§ EXERCISE DETAILS
Return, without pictures, the lines from the start of the data through the one that contains "const data = categories.map((c, i)".

-- Begin --

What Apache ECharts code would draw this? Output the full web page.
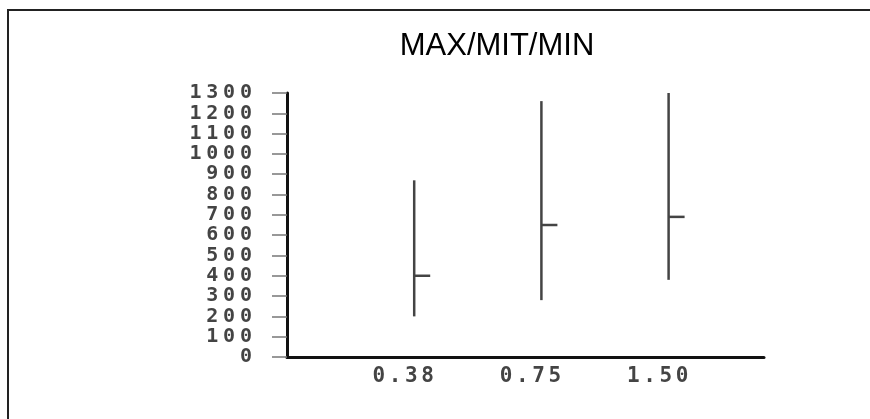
<!DOCTYPE html>
<html>
<head>
<meta charset="utf-8">
<script src="https://cdn.jsdelivr.net/npm/echarts@6/dist/echarts.min.js"></script>
<style>
html,body{margin:0;padding:0;background:#fff;}
#chart{width:870px;height:419px;}
</style>
</head>
<body>
<div id="chart"></div>
<script>
const titleText = 'MAX/MIT/MIN';
const categories = ['0.38', '0.75', '1.50'];
const maxValues = [870, 1260, 1300];
const midValues = [400, 650, 690];
const minValues = [200, 280, 380];
const yTicks = { min: 0, max: 1300, interval: 100 };

const data = categories.map((c, i) => [i + 1, minValues[i], midValues[i], maxValues[i]]);

function spaced(str) {
  return str.split('').map(ch => '{d|' + ch + '}').join('{s| }');
}

const chart = echarts.init(document.getElementById('chart'), null, { renderer: 'canvas' });
chart.setOption({
  backgroundColor: '#fff',
  animation: false,
  title: {
    text: titleText,
    left: 492,
    top: 26,
    textAlign: 'center',
    textStyle: { fontFamily: 'Liberation Sans', fontSize: 31, fontWeight: 'normal', color: '#000' }
  },
  graphic: [
    { type: 'line', shape: { x1: 7, y1: 10, x2: 870, y2: 10 }, style: { stroke: '#222', lineWidth: 2 } },
    { type: 'line', shape: { x1: 8, y1: 10, x2: 8, y2: 419 }, style: { stroke: '#222', lineWidth: 2 } }
  ],
  grid: { left: 287, right: 106, top: 93, bottom: 62, containLabel: false },
  xAxis: {
    type: 'value',
    min: 0,
    max: 3.75,
    interval: 1,
    splitLine: { show: false },
    axisTick: { show: false },
    axisLine: { lineStyle: { color: '#111', width: 3 } },
    axisLabel: {
      margin: 9,
      padding: [0, 22, 0, 0],
      showMinLabel: false,
      formatter: v => spaced(categories[Math.round(v) - 1] || ''),
      rich: {
        d: { fontFamily: 'DejaVu Sans Mono', fontWeight: 'bold', fontSize: 21, color: '#444' },
        s: { fontFamily: 'DejaVu Sans Mono', fontSize: 6, color: '#444' }
      }
    }
  },
  yAxis: {
    type: 'value',
    min: yTicks.min,
    max: yTicks.max,
    interval: yTicks.interval,
    splitLine: { show: false },
    axisLine: { show: true, lineStyle: { color: '#111', width: 3 } },
    axisTick: { show: true, length: 15, lineStyle: { color: '#777', width: 1.5 } },
    axisLabel: {
      margin: 35,
      showMinLabel: true,
      showMaxLabel: true,
      formatter: v => spaced(String(v)),
      rich: {
        d: { fontFamily: 'DejaVu Sans Mono', fontWeight: 'bold', fontSize: 20, color: '#444' },
        s: { fontFamily: 'DejaVu Sans Mono', fontSize: 8, color: '#444' }
      }
    }
  },
  series: [{
    type: 'custom',
    data: data,
    encode: { x: 0, y: [1, 2, 3] },
    renderItem: function (params, api) {
      const x = api.value(0);
      const pMin = api.coord([x, api.value(1)]);
      const pMid = api.coord([x, api.value(2)]);
      const pMax = api.coord([x, api.value(3)]);
      const style = { stroke: '#444', lineWidth: 2.5 };
      return {
        type: 'group',
        children: [
          { type: 'line', shape: { x1: pMax[0], y1: pMax[1], x2: pMin[0], y2: pMin[1] }, style: style },
          { type: 'line', shape: { x1: pMid[0], y1: pMid[1], x2: pMid[0] + 16, y2: pMid[1] }, style: style }
        ]
      };
    }
  }]
});
</script>
</body>
</html>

-- End --

§ RESPONSE TO THIS TASK
What Apache ECharts code would draw this? Output the full web page.
<!DOCTYPE html>
<html>
<head>
<meta charset="utf-8">
<script src="https://cdn.jsdelivr.net/npm/echarts@6/dist/echarts.min.js"></script>
<style>
html,body{margin:0;padding:0;background:#fff;}
#chart{width:870px;height:419px;}
</style>
</head>
<body>
<div id="chart"></div>
<script>
const titleText = 'MAX/MIT/MIN';
const categories = ['0.38', '0.75', '1.50'];
const maxValues = [870, 1260, 1300];
const midValues = [400, 650, 690];
const minValues = [200, 280, 380];
const yTicks = { min: 0, max: 1300, interval: 100 };

const data = categories.map((c, i) => [i + 1, minValues[i], midValues[i], maxValues[i]]);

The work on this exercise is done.